The problem with doing a cover-to-cover reading – which is, in any case, something I think that the reviewer is more likely to do than the assumed reader/user – is that Puchalski's pieces have a tendency to recycle the same witticisms and turns of phrase in a way that probably wasn't noticeable in the fanzine format, but becomes rather more apparent in book form. Or, to paraphrase Kim Newman's Nightmare Movies remarks on Russ Meyer's films, "individually they are dazzling, but the repetition palls with the carry over… especially since [his] reuse of the same basic material often borders on self-plagiarism."

A good case in point here are the reviews of Texas Chain Saw Massacre 2 and Three on a Meathook , especially since these are separated only by those for Themroc and Though Shalt Not Kill… Except .

Dismissing Tobe Hooper's sequel as lacking in imagination, Puchalski remarks: "Part 2 is a document for the mid-eighties – slick, superficial and manipulative. Of course, I didn't go in expecting Harold Pinter, but I did kinda hope for a good, solid, scary sequel. Instead… zzz."

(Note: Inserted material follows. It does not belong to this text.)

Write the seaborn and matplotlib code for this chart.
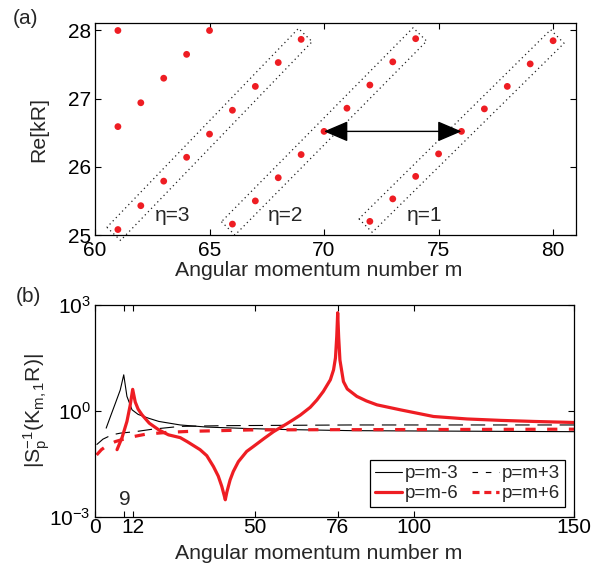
import numpy as np
import pandas as pd
import matplotlib
matplotlib.use("Agg")
import matplotlib.pyplot as plt
import seaborn as sns
from matplotlib.lines import Line2D
from matplotlib.ticker import FixedLocator, FixedFormatter, NullLocator

# ---------------- data: panel (a) ----------------
left_m = [61, 61, 62, 63, 64, 65]
left_re = [28.0, 26.59, 26.94, 27.30, 27.65, 28.0]
eta3_m = [61, 62, 63, 64, 65, 66, 67, 68, 69]
eta3_re = [25.08, 25.43, 25.79, 26.14, 26.48, 26.83, 27.18, 27.53, 27.87]
eta2_m = [66, 67, 68, 69, 70, 71, 72, 73, 74]
eta2_re = [25.16, 25.50, 25.84, 26.18, 26.52, 26.86, 27.20, 27.54, 27.88]
eta1_m = [72, 73, 74, 75, 76, 77, 78, 79, 80]
eta1_re = [25.20, 25.53, 25.86, 26.19, 26.52, 26.85, 27.18, 27.51, 27.85]

# ---------------- data: panel (b) ----------------
pm3_m = [3.5, 5.0, 6.4, 7.9, 9.0, 10.0, 11.6, 13.5, 16.8, 20, 26.7, 35, 47.5, 60, 80, 100, 125, 150]
pm3_v = [0.324, 0.759, 1.66, 3.89, 10.5, 2.57, 1.07, 0.794, 0.617, 0.501, 0.398, 0.347, 0.316,
         0.295, 0.275, 0.269, 0.263, 0.257]
pp3_m = [0.5, 2.5, 5.3, 8.0, 12.6, 18, 26.7, 40, 60, 80, 100, 125, 150]
pp3_v = [0.110, 0.158, 0.209, 0.234, 0.257, 0.302, 0.363, 0.380, 0.389, 0.398, 0.398, 0.398, 0.398]
pm6_m = [6.9, 8.5, 10.0, 11.0, 11.8, 12.6, 13.5, 14.7, 17, 20, 23, 26.7, 29, 32.9, 35, 37.1, 38.6,
         39.7, 40.4, 40.8, 41.3, 42.3, 43.3, 44.9, 47.5, 49.6, 53, 55.9, 60, 62.1, 64.3, 67.4, 69.5,
         71.5, 73.7, 74.7, 75.3, 75.7, 76.0, 76.3, 76.7, 77.8, 79, 82, 85, 88.3, 95.6, 106, 116.5,
         127, 137.4, 150]
pm6_v = [0.0794, 0.178, 0.501, 1.41, 4.07, 1.78, 1.12, 0.776, 0.447, 0.288, 0.209, 0.174, 0.132,
         0.0794, 0.0537, 0.0263, 0.01413, 0.00724, 0.00417, 0.00302, 0.00501, 0.01096, 0.01905,
         0.0363, 0.0708, 0.0977, 0.166, 0.257, 0.427, 0.562, 0.759, 1.26, 2.04, 3.55, 7.59, 14.5,
         31.6, 126, 603, 126, 27.5, 6.76, 4.17, 2.57, 1.91, 1.48, 1.07, 0.692, 0.589, 0.537, 0.501,
         0.468]
pp6_m = [0.5, 2.0, 4.0, 6.4, 9, 12, 16, 22.5, 30, 48.6, 70, 100, 150]
pp6_v = [0.0562, 0.0794, 0.107, 0.135, 0.158, 0.186, 0.219, 0.245, 0.263, 0.288, 0.292, 0.295, 0.302]

legend_labels = ["p=m-3", "p=m+3", "p=m-6", "p=m+6"]
xticks_b = [0, 9, 12, 50, 76, 100, 150]
xticklabels_b = ["0", "", "12", "50", "76", "100", "150"]

RED = "#ee1d23"

sns.set_style("ticks")
plt.rcParams["font.family"] = ["Liberation Sans", "DejaVu Sans"]
plt.rcParams["mathtext.fontset"] = "custom"
plt.rcParams["mathtext.rm"] = "Liberation Sans"
plt.rcParams["mathtext.it"] = "Liberation Sans:italic"
plt.rcParams["mathtext.default"] = "regular"

DPI = 100
fig = plt.figure(figsize=(6.02, 5.71), dpi=DPI)
W, H = 602, 571
ax1 = fig.add_axes([95 / W, 1 - 235 / H, (576 - 95) / W, (235 - 23) / H])
ax2 = fig.add_axes([95 / W, 1 - 516.7 / H, (574 - 95) / W, (516.7 - 305) / H])

for ax in (ax1, ax2):
    for s in ax.spines.values():
        s.set_visible(True)
        s.set_color("k")
        s.set_linewidth(0.9)
    ax.tick_params(direction="in", top=True, right=True, length=4, width=0.8,
                   labelsize=15, colors="k", pad=3)
ax1.tick_params(axis="x", pad=4)
ax2.tick_params(axis="x", pad=1)

# ---------------- panel (a) ----------------
df_a = pd.DataFrame({
    "m": left_m + eta3_m + eta2_m + eta1_m,
    "Re": left_re + eta3_re + eta2_re + eta1_re,
})
sns.scatterplot(data=df_a, x="m", y="Re", color=RED, s=24, edgecolor="none",
                ax=ax1, legend=False, zorder=3)
ax1.set_xlim(60, 81)
ax1.set_ylim(25, 28.11)
ax1.set_xticks([60, 65, 70, 75, 80])
ax1.set_yticks([25, 26, 27, 28])
ax1.set_xlabel("Angular momentum number m", fontsize=15.3)
ax1.set_ylabel("Re[kR]", fontsize=15.3)
ax1.xaxis.set_label_coords(0.466, -0.124)
ax1.yaxis.set_label_coords(-0.098, 0.5)


def dotted_box(ax, ms, res, ext=6.0, half=9.5):
    p1 = ax.transData.transform((ms[0], res[0]))
    p2 = ax.transData.transform((ms[-1], res[-1]))
    u = (p2 - p1) / np.hypot(*(p2 - p1))
    n = np.array([-u[1], u[0]])
    corners = np.array([p1 - ext * u + half * n, p1 - ext * u - half * n,
                        p2 + ext * u - half * n, p2 + ext * u + half * n,
                        p1 - ext * u + half * n])
    d = ax.transData.inverted().transform(corners)
    ax.plot(d[:, 0], d[:, 1], color="#222222", lw=0.9, ls=(0, (1, 2.6)), clip_on=False)


for ms, rs in ((eta3_m, eta3_re), (eta2_m, eta2_re), (eta1_m, eta1_re)):
    dotted_box(ax1, ms, rs)

ax1.annotate("", xy=(eta1_m[4], eta1_re[4]), xytext=(eta2_m[4], eta2_re[4]),
             arrowprops=dict(arrowstyle="<|-|>,head_length=0.75,head_width=0.32",
                             mutation_scale=20, color="k", lw=1.0,
                             shrinkA=0, shrinkB=0), zorder=4)

for txt, xm in (("η=3", 63.4), ("η=2", 68.3), ("η=1", 74.4)):
    ax1.text(xm, 25.28, txt, fontsize=15, ha="center", va="center")

# ---------------- panel (b) ----------------
sns.lineplot(x=pm3_m, y=pm3_v, ax=ax2, color="k", lw=0.8, estimator=None, sort=False)
sns.lineplot(x=pp3_m, y=pp3_v, ax=ax2, color="k", lw=0.8, ls=(0, (13, 7)), estimator=None, sort=False)
sns.lineplot(x=pm6_m, y=pm6_v, ax=ax2, color=RED, lw=2.3, estimator=None, sort=False)
sns.lineplot(x=pp6_m, y=pp6_v, ax=ax2, color=RED, lw=2.3, ls=(0, (3.2, 3.6)), estimator=None, sort=False)

ax2.set_yscale("log")
ax2.set_xlim(0, 150)
ax2.set_ylim(1e-3, 1e3)
ax2.yaxis.set_major_locator(FixedLocator([1e-3, 1e0, 1e3]))
ax2.yaxis.set_major_formatter(FixedFormatter([r"$10^{-3}$", r"$10^{0}$", r"$10^{3}$"]))
ax2.yaxis.set_minor_locator(NullLocator())
ax2.xaxis.set_major_locator(FixedLocator(xticks_b))
ax2.xaxis.set_major_formatter(FixedFormatter(xticklabels_b))
ax2.set_xlabel("Angular momentum number m", fontsize=15.3)
ax2.set_ylabel(r"$|S_p^{-1}(K_{m,1}R)|$", fontsize=15.3)
ax2.xaxis.set_label_coords(0.468, -0.129)
ax2.yaxis.set_label_coords(-0.09, 0.5)
ax2.text(9.4, 10 ** -2.52, "9", fontsize=15, ha="center", va="center")

handles = [Line2D([], [], color="k", lw=0.8),
           Line2D([], [], color="k", lw=0.8, ls=(0, (5, 7))),
           Line2D([], [], color=RED, lw=2.3),
           Line2D([], [], color=RED, lw=2.3, ls=(0, (2.2, 1.5)))]
order = [0, 2, 1, 3]
leg = ax2.legend([handles[i] for i in order], [legend_labels[i] for i in order],
                 ncol=2, loc="lower right", bbox_to_anchor=(0.981, 0.047),
                 borderaxespad=0, frameon=True, fancybox=False, framealpha=1,
                 edgecolor="k", fontsize=13.5, handlelength=1.45, handletextpad=0.15,
                 columnspacing=0.7, borderpad=0.25, labelspacing=0.15)
leg.get_frame().set_linewidth(0.9)

fig.text(25 / W, 1 - 19 / H, "(a)", fontsize=15, ha="center", va="center")
fig.text(28 / W, 1 - 297 / H, "(b)", fontsize=15, ha="center", va="center")

fig.savefig("out.png", dpi=DPI)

Its a nice comparison, showing that like all the good genre writers he has culture and isn't afraid to show it, except for that with Three on a Meathook he then uses the exact same trope: "Bloody bimbos! Bouncing boobs! Boring bullshit! Yep, it's another great title for a mediocre movie. (Oh, well, I wasn't expecting Edward Albee.)"

The same is apparent when reading the longer genre essays that round off the collection, on biker movies, blaxploitation and hallucinogenics in the cinema (a fourth piece, on Hunter S Thompson doesn't quite fit, but can be excused in terms of authorial fiat) which have a tendency to repeat the same material as featured in the individual reviews only within a broader context.

Having said this, I know how difficult it is to write something entertaining and original and am sure that if you went through a number of the reviews on this site you'd find the same sort of thing.

Similarly, while I disagree with some of Puchalski's write-ups of some of my favourite pieces of Eurotrash – my chosen specialist subject, though there's still a lot I don't know – there's plenty in the book that I didn't know and I've come across numerous new titles that have been added to my "must see" and "must avoid" lists, such as The Passover Plot (Zalman King plays Jesus as an all-too-human radical who plots his own resurrection), The Harlem Globetrotters on Gilligans' Island (no explanation needed) and The Sadist (which sounds like it could be Badlands , ten years earlier, though Puchalski doesn't say so explicitly).

In all likelihood you will get a lot out of this unless your name happens to be Michael Weldon, Bill Landis or Tim Lucas.